● **WHAT YOU HAVE TO DO**
Write out again, unaltered, the lines from the start through the line containing "const tagPosA = [[115.8, -2.98], [95.8, -3.99], [38.8, -3.97]];".

^^^^

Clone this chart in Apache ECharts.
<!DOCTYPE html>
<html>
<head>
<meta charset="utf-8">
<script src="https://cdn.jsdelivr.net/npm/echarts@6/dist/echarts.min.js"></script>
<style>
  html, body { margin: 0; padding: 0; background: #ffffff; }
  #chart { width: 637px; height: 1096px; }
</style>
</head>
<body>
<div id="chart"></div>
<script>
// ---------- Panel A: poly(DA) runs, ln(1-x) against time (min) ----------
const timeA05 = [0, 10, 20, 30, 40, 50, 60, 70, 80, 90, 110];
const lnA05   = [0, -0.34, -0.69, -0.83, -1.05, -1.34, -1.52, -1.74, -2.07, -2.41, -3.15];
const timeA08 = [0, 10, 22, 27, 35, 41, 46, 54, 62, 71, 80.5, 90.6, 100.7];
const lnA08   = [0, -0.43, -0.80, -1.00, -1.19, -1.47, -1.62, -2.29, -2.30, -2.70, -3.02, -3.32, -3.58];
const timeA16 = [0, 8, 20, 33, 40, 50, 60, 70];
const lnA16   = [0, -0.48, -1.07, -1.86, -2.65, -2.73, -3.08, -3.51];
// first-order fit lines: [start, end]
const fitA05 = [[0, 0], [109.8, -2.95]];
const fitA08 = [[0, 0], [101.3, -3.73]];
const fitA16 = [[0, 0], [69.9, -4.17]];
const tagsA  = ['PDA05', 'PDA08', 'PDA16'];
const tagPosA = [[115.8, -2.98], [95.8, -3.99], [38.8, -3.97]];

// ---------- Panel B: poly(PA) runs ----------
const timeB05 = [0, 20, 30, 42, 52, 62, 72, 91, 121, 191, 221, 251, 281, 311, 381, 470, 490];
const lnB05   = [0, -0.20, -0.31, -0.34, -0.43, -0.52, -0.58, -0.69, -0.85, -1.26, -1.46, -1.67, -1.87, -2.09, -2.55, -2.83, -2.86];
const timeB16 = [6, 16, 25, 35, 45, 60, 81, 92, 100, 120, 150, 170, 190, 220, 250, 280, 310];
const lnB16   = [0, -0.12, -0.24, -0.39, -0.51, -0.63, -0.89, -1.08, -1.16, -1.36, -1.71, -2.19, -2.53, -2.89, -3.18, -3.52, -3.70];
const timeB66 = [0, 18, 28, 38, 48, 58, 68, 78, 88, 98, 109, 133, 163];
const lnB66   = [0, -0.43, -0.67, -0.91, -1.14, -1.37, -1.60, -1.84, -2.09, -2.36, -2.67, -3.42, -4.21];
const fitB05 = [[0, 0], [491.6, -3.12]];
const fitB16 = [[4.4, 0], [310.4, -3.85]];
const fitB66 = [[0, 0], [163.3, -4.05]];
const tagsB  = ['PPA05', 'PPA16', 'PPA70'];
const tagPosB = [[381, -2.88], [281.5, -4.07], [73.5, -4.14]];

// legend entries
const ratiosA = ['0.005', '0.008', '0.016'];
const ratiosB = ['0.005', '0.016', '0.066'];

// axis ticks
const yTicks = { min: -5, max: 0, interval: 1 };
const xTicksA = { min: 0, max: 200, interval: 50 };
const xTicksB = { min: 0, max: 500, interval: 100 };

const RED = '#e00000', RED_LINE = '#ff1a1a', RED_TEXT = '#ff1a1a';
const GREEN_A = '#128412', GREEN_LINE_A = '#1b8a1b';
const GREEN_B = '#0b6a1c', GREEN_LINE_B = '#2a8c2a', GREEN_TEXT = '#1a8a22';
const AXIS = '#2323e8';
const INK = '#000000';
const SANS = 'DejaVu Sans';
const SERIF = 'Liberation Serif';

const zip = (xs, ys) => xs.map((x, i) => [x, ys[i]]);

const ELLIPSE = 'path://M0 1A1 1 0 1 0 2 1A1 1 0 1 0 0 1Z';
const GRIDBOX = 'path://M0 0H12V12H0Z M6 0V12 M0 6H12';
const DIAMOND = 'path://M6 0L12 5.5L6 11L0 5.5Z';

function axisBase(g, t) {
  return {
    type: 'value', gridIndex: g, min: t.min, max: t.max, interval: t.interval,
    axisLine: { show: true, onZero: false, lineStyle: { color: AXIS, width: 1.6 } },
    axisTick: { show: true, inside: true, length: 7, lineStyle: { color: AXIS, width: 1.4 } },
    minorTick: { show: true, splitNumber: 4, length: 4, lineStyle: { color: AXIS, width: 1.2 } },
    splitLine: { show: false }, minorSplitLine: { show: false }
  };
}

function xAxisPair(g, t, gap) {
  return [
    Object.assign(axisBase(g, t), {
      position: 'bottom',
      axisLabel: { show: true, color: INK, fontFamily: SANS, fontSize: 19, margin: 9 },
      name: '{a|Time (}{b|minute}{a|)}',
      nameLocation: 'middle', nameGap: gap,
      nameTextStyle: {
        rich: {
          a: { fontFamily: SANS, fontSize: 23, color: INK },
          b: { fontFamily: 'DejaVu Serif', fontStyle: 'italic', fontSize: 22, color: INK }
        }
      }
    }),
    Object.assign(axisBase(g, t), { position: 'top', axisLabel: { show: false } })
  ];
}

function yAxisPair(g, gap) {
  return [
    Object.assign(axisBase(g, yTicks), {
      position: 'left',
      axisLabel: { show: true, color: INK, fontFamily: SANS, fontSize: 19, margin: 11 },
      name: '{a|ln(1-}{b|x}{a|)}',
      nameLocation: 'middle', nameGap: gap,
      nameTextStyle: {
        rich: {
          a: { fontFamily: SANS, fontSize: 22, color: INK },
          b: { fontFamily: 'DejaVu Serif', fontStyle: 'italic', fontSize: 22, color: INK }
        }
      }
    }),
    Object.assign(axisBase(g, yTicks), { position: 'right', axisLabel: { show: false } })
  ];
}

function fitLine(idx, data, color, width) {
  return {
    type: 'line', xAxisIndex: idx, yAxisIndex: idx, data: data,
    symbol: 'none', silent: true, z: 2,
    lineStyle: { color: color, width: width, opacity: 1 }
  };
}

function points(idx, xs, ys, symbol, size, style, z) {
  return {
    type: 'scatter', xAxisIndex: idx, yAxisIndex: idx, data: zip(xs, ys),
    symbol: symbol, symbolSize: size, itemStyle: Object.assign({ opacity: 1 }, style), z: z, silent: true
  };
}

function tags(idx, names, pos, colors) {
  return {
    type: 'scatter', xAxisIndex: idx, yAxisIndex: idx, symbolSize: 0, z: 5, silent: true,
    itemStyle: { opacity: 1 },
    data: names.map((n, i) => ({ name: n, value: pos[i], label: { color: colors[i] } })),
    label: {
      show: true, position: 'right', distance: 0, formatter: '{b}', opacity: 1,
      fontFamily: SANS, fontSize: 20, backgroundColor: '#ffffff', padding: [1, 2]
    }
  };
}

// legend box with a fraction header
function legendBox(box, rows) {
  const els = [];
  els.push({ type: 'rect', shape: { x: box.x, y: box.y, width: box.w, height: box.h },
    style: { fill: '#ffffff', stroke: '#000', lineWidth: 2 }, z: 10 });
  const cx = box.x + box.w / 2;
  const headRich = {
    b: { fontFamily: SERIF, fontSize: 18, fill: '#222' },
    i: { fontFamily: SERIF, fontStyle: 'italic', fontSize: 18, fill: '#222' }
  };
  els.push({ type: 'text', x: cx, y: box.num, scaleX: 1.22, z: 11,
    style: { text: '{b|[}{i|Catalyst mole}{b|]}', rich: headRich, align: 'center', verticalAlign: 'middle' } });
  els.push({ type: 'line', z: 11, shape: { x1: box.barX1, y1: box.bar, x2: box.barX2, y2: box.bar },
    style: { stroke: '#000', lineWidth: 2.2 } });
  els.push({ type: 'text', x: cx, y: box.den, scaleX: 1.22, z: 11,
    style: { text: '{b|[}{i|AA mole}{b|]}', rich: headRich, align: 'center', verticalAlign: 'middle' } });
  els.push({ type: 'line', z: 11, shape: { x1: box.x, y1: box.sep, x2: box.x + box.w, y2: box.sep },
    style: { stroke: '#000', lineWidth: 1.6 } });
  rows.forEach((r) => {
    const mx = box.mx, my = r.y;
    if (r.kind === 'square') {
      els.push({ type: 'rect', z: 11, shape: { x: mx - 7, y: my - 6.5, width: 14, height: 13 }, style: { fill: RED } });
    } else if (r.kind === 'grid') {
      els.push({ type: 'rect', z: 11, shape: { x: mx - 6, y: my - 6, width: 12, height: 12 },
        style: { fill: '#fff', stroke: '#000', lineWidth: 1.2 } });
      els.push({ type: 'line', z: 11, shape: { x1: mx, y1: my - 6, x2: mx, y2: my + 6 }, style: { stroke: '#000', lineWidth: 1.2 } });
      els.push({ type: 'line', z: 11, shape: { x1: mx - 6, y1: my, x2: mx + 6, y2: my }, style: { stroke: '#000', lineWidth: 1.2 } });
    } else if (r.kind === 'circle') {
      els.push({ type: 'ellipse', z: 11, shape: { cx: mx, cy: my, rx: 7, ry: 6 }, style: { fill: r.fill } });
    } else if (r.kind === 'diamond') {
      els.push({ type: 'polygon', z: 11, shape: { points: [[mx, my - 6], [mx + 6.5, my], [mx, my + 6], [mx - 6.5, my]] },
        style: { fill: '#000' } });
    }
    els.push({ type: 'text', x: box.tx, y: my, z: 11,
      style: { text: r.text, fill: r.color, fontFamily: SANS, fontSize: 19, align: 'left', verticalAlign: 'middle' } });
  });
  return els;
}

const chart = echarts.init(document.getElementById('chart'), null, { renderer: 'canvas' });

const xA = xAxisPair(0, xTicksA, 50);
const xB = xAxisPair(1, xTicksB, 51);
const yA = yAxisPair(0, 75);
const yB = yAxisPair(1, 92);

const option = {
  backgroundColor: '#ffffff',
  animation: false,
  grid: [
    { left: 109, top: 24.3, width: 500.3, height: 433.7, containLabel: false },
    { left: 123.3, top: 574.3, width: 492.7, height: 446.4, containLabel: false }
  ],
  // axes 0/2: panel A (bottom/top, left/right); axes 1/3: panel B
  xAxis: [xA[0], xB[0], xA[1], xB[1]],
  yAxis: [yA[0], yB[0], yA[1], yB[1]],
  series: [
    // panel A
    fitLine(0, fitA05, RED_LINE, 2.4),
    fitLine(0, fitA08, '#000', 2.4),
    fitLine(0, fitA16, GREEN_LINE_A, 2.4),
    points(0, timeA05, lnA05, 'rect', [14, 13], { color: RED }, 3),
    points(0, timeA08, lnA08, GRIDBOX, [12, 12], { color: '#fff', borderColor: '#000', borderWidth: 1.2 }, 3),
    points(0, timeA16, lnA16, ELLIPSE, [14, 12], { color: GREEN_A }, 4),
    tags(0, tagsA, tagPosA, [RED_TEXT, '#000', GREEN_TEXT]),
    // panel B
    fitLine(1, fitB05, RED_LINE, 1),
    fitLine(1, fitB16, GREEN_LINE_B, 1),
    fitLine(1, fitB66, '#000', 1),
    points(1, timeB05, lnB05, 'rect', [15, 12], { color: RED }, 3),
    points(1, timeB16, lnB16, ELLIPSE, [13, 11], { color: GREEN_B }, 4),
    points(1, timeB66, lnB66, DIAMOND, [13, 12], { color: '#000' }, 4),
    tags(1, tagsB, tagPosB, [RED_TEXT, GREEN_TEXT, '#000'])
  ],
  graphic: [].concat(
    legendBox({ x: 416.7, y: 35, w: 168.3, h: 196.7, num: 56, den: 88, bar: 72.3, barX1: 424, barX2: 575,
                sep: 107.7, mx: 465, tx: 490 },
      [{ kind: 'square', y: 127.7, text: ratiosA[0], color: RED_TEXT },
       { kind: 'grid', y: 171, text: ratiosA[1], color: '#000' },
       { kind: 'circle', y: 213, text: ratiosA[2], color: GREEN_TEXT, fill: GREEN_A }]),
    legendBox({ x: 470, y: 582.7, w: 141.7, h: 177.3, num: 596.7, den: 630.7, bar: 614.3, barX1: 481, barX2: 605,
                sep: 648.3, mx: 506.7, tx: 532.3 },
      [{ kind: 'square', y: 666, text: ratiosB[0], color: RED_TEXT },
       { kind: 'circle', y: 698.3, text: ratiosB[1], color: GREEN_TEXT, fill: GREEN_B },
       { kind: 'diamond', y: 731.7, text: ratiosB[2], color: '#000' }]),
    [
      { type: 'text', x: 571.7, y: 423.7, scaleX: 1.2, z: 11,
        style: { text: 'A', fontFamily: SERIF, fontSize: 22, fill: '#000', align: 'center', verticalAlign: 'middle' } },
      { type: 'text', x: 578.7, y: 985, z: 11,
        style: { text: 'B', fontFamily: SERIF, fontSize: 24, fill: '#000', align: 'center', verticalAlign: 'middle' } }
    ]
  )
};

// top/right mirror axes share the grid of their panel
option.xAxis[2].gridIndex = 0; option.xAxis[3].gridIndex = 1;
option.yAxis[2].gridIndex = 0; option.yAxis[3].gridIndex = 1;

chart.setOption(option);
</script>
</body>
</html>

^^^^

● **SOLUTION TO THIS PROBLEM**
Clone this chart in Apache ECharts.
<!DOCTYPE html>
<html>
<head>
<meta charset="utf-8">
<script src="https://cdn.jsdelivr.net/npm/echarts@6/dist/echarts.min.js"></script>
<style>
  html, body { margin: 0; padding: 0; background: #ffffff; }
  #chart { width: 637px; height: 1096px; }
</style>
</head>
<body>
<div id="chart"></div>
<script>
// ---------- Panel A: poly(DA) runs, ln(1-x) against time (min) ----------
const timeA05 = [0, 10, 20, 30, 40, 50, 60, 70, 80, 90, 110];
const lnA05   = [0, -0.34, -0.69, -0.83, -1.05, -1.34, -1.52, -1.74, -2.07, -2.41, -3.15];
const timeA08 = [0, 10, 22, 27, 35, 41, 46, 54, 62, 71, 80.5, 90.6, 100.7];
const lnA08   = [0, -0.43, -0.80, -1.00, -1.19, -1.47, -1.62, -2.29, -2.30, -2.70, -3.02, -3.32, -3.58];
const timeA16 = [0, 8, 20, 33, 40, 50, 60, 70];
const lnA16   = [0, -0.48, -1.07, -1.86, -2.65, -2.73, -3.08, -3.51];
// first-order fit lines: [start, end]
const fitA05 = [[0, 0], [109.8, -2.95]];
const fitA08 = [[0, 0], [101.3, -3.73]];
const fitA16 = [[0, 0], [69.9, -4.17]];
const tagsA  = ['PDA05', 'PDA08', 'PDA16'];
const tagPosA = [[115.8, -2.98], [95.8, -3.99], [38.8, -3.97]];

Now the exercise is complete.